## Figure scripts

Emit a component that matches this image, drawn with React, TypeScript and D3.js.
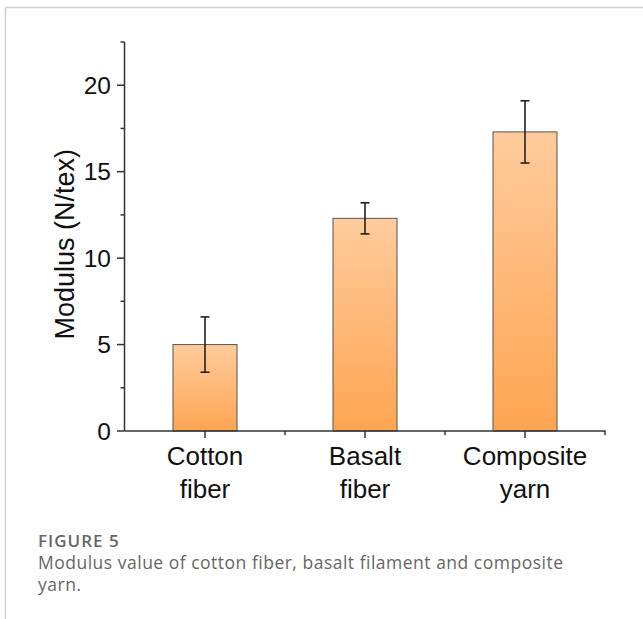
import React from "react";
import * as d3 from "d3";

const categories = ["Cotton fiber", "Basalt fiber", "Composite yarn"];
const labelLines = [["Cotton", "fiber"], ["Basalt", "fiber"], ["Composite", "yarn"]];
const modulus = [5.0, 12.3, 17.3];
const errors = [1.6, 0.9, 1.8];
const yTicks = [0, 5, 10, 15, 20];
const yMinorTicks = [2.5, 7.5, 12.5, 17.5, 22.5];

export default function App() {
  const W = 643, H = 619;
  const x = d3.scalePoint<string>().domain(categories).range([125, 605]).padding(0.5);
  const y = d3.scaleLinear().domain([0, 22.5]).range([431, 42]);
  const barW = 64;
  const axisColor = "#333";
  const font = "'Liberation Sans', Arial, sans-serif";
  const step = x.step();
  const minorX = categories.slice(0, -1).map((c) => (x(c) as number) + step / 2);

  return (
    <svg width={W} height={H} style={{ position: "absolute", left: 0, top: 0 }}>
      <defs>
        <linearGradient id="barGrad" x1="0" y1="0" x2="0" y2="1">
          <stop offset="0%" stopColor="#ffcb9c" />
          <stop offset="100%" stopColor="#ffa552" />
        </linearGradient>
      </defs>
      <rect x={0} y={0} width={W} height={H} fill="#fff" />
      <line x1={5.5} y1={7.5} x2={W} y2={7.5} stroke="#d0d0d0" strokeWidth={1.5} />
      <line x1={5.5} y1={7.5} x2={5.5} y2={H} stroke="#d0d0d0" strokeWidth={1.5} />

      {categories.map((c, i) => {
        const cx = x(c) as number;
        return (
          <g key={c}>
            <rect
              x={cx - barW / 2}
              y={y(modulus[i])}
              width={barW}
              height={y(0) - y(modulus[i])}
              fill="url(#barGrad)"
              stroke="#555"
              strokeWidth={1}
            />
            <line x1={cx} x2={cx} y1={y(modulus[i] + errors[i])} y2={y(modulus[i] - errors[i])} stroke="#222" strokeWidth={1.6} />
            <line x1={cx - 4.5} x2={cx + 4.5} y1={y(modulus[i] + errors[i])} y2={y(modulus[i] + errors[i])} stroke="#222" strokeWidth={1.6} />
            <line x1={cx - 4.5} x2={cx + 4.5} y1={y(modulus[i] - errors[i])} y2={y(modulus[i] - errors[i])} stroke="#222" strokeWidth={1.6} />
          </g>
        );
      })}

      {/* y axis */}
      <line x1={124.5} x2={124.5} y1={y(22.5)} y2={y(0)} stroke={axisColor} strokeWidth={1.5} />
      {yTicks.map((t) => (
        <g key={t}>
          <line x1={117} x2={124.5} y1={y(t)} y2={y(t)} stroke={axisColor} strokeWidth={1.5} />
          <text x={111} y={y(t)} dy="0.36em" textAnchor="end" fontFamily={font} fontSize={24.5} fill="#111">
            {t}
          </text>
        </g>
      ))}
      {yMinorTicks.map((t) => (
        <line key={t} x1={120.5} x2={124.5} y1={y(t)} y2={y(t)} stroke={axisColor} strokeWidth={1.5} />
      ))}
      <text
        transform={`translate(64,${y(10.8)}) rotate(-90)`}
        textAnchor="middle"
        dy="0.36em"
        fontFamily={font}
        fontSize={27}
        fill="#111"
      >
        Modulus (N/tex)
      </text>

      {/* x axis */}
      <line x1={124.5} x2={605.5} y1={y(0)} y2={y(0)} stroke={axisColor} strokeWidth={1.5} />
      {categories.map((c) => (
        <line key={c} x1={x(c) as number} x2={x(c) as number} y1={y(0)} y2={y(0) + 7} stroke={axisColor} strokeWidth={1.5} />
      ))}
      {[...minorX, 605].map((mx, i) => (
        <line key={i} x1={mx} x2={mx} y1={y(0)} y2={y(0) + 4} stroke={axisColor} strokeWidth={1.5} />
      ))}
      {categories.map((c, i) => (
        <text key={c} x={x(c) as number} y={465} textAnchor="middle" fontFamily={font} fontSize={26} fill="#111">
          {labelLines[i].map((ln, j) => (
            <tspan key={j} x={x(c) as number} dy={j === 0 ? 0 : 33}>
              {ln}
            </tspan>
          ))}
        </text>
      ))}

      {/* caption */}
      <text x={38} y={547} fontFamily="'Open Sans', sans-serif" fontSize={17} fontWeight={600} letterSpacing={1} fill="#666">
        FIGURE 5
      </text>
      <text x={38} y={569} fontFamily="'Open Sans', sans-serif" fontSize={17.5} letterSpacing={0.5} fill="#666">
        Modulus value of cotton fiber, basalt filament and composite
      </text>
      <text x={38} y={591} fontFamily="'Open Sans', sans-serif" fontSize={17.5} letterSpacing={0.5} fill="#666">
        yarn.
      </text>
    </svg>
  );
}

==

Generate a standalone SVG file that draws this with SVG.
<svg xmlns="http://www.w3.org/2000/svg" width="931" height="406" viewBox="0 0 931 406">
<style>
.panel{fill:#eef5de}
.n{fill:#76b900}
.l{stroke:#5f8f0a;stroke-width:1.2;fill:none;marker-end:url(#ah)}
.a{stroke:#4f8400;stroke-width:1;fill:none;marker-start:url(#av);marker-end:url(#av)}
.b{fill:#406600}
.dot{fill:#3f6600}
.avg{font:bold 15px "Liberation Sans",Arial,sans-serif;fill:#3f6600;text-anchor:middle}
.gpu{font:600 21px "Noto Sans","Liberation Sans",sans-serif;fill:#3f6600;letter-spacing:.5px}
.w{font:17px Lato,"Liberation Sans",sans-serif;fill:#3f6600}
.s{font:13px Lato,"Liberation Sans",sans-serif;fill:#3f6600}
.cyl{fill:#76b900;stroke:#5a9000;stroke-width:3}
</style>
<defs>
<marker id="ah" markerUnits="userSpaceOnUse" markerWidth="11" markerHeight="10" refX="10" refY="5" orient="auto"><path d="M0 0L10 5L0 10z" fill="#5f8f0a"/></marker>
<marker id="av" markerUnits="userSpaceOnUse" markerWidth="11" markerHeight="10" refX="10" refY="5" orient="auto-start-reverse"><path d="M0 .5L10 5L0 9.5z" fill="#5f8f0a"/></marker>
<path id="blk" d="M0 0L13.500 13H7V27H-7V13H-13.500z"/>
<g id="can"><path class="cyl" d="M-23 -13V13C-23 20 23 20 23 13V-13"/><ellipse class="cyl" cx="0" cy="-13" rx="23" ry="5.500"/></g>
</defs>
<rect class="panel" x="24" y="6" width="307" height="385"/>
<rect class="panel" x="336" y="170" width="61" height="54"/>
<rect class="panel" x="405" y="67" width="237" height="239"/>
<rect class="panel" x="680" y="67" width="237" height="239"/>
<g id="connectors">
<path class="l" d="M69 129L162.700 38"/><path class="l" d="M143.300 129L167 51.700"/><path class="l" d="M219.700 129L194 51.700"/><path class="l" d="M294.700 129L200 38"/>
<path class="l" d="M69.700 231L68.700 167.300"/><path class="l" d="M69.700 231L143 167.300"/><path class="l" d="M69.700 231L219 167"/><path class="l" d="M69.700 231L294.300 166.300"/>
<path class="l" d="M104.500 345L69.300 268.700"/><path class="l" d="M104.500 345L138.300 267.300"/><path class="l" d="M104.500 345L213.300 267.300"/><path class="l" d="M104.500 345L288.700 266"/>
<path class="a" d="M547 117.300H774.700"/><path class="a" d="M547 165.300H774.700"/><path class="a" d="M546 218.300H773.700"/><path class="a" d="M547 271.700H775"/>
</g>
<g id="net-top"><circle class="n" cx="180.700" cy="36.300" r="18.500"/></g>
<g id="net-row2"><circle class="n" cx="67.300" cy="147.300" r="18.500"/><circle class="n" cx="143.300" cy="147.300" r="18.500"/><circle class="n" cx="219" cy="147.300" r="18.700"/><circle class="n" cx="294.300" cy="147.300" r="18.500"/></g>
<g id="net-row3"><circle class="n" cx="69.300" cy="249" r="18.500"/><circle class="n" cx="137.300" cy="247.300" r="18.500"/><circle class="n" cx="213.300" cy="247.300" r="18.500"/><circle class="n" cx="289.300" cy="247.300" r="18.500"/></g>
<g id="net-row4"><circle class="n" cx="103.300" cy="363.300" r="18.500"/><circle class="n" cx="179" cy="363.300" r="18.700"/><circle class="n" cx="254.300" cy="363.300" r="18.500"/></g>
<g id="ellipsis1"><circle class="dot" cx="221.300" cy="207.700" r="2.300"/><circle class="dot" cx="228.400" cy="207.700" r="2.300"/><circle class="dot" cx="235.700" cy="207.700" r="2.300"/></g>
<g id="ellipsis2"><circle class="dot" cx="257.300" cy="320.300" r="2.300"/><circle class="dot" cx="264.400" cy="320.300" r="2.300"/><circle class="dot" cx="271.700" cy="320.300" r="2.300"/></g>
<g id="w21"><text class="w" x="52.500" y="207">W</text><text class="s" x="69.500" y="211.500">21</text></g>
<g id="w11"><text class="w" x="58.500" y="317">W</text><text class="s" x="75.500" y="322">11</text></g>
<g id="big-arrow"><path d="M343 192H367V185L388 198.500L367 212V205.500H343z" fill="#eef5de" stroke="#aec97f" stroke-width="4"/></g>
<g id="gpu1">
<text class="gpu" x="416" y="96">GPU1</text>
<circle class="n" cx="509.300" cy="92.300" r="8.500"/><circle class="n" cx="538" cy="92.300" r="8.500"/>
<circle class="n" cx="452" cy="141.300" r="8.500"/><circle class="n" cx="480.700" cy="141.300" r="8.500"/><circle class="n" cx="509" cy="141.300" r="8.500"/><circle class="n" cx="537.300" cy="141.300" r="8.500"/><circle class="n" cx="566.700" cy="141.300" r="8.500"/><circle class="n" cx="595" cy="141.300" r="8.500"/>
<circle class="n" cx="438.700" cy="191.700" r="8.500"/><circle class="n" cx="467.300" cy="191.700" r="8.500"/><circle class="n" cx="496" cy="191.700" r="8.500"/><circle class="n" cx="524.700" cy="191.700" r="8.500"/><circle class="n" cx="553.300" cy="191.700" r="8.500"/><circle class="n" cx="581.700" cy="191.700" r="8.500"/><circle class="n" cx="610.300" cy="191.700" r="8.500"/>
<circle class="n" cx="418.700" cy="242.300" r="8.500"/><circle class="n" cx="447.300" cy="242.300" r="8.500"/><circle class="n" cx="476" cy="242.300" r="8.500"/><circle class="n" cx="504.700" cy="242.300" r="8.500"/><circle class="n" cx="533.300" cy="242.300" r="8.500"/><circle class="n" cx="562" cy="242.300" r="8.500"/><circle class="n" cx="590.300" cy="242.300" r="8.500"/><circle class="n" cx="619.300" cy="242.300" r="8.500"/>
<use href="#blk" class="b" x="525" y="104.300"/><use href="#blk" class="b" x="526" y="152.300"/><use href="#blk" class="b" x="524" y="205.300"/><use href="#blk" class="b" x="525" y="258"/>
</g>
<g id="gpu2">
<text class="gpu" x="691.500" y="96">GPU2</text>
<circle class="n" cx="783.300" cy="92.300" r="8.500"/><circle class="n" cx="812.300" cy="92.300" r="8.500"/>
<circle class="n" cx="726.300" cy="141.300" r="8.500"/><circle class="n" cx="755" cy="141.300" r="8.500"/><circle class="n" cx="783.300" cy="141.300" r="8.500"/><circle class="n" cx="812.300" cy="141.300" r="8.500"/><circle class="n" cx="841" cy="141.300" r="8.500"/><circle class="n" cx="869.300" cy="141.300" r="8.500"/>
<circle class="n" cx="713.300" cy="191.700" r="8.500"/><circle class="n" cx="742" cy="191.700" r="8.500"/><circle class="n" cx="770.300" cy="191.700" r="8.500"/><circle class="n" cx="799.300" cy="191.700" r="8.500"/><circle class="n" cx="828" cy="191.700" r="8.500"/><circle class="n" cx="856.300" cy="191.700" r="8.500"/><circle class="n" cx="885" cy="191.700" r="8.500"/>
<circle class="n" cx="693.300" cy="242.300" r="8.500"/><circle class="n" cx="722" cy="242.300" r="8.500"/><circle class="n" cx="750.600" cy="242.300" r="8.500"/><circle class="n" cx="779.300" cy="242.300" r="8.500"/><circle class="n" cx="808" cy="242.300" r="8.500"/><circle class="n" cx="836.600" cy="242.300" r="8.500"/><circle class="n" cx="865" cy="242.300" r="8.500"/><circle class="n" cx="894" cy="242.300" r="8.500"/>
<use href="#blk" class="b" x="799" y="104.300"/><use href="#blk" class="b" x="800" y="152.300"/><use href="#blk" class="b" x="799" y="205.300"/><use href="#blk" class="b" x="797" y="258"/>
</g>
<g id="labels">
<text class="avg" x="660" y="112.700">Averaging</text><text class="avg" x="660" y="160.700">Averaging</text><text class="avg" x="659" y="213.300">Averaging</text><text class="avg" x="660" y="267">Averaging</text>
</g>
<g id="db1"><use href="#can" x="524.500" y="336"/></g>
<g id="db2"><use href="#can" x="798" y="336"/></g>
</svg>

## Your task
Pull out only the lines from the one with "Emit a component" up to and including the one with "const minorX = categories.slice(0, -1).map((c)", and drop any pictures along the way.

## Answer to this exercise
Emit a component that matches this image, drawn with React, TypeScript and D3.js.
import React from "react";
import * as d3 from "d3";

const categories = ["Cotton fiber", "Basalt fiber", "Composite yarn"];
const labelLines = [["Cotton", "fiber"], ["Basalt", "fiber"], ["Composite", "yarn"]];
const modulus = [5.0, 12.3, 17.3];
const errors = [1.6, 0.9, 1.8];
const yTicks = [0, 5, 10, 15, 20];
const yMinorTicks = [2.5, 7.5, 12.5, 17.5, 22.5];

export default function App() {
  const W = 643, H = 619;
  const x = d3.scalePoint<string>().domain(categories).range([125, 605]).padding(0.5);
  const y = d3.scaleLinear().domain([0, 22.5]).range([431, 42]);
  const barW = 64;
  const axisColor = "#333";
  const font = "'Liberation Sans', Arial, sans-serif";
  const step = x.step();
  const minorX = categories.slice(0, -1).map((c) => (x(c) as number) + step / 2);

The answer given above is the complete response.